Some limitations should be considered, as external validation is essential before effectively adopting and integrating AI systems into patient care. One crucial factor that largely determines the efficiency and accuracy of these models is the quantity of data available. For small datasets, like in our case, traditional machine learning models tend to outperform their deep learning counterparts, contrary to popular belief. AI models trained on specific datasets might not generalize well to different populations or healthcare settings, and overfitting could limit their applicability. Additionally, it is important to note that correlation does not necessarily imply causation. Establishing causal relationships between risk factors for AF and thromboembolism requires further research and experimentation. By addressing these limitations and maintaining responsible and effective AI use, we can enhance our understanding beyond not only the early detection of AF but also the risk associated with the incidence of MACE, providing opportunities to intervene in modifiable risk factors, and including aspects such as monitoring methods, detection technologies, and biomarkers linked to the association between AF and thromboembolism, ultimately leading to enhanced patient care outcomes.

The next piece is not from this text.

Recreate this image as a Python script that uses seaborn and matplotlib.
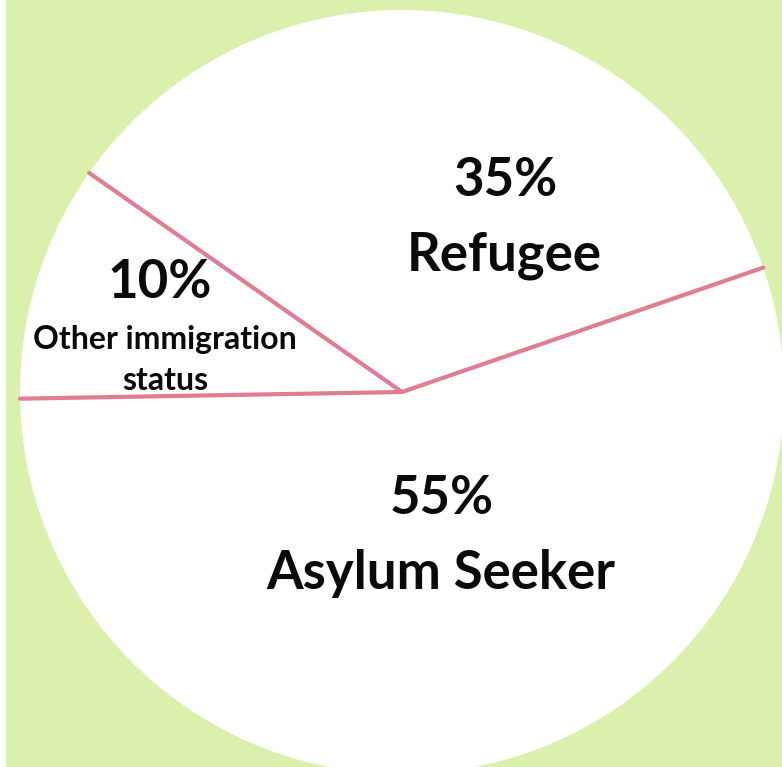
import numpy as np
import matplotlib
matplotlib.use("Agg")
import matplotlib.pyplot as plt
import seaborn as sns

# ---- data ----
categories = ["Asylum Seeker", "Refugee", "Other immigration\nstatus"]
shares = [55, 35, 10]
pct_labels = ["55%", "35%", "10%"]

sns.set_theme(style="white")
plt.rcParams['font.family'] = ['Lato', 'DejaVu Sans']

W, H = 782, 767
green = "#dcf0ad"
pink = "#e07d90"

fig = plt.figure(figsize=(W / 100, H / 100), dpi=100, facecolor="white")
ax = fig.add_axes([6 / W, 0, 1 - 6 / W, 1])
ax.set_facecolor(green)
ax.add_patch(plt.Rectangle((6, 0), W - 6, H, color=green, zorder=0))

cx, cy, r = 402, 392, 382

# y axis is inverted, so counterclock=False yields visual counter-clockwise
wedges, _ = ax.pie(shares, center=(cx, cy), radius=r, startangle=-181,
                   counterclock=False, colors=["white"] * 3,
                   wedgeprops=dict(linewidth=0), frame=True)
ax.set_xlim(6, W)
ax.set_ylim(H, 0)
ax.set_aspect("equal")
ax.axis("off")

for w in wedges:
    th = np.deg2rad(w.theta1)
    ax.plot([cx, cx + r * np.cos(th)], [cy, cy + r * np.sin(th)],
            color=pink, lw=3, solid_capstyle="round", zorder=5)

txt = dict(ha="center", va="center", color="#0a0a0a", fontweight="bold", zorder=6)
ax.text(505, 180, pct_labels[1], fontsize=38, **txt)
ax.text(504, 255, categories[1], fontsize=38, **txt)
ax.text(160, 282, pct_labels[2], fontsize=38, **txt)
ax.text(165, 340, "Other immigration", fontsize=23, **txt)
ax.text(165, 380, "status", fontsize=23, **txt)
ax.text(442, 498, pct_labels[0], fontsize=38, **txt)
ax.text(441, 573, categories[0], fontsize=38, **txt)

fig.savefig("out.png", dpi=100, facecolor="white")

Artificial intelligence-based clinical decision support systems may improve the outcomes among patients who have AF, but the efficacy of the tool in the real world is seldom reported. Future research could explore additional advantages, such as personalized risk assessment. By analyzing extensive datasets, including social determinants of health [18,57,58], biomarkers [59], multimodality imaging parameters [60,61], and nutritional status associated with AF risk [57,62], a comprehensive assessment can be made. This integration facilitates a more comprehensive and personalized risk assessment for each individual, allowing the identification of distinctive patterns and factors specific to the patient. This approach leads to more accurate risk predictions compared to traditional statistical models [6,23,63] and, consequently, may improve treatment decision making.

5. Conclusions

The application of Machine Learning, employing multiple models, indicates that the AdaBoost model is the most effective in predicting MACE in patients with newly diagnosed AF, with an accuracy of 0.9999, recall of 1, and an F1 score of 0.9997. The primary prognostic factors identified included an elevated Charlson Comorbidity Index, cancer, diabetes mellitus, COPD, cognitive impairment, vascular disease, and high values on the CHA₂DS₂-VASc and Wells scale. This finding contributes to the optimization of treatment decisions concerning the burden of AF in relation to the associated risks of thromboembolism and ischemic events.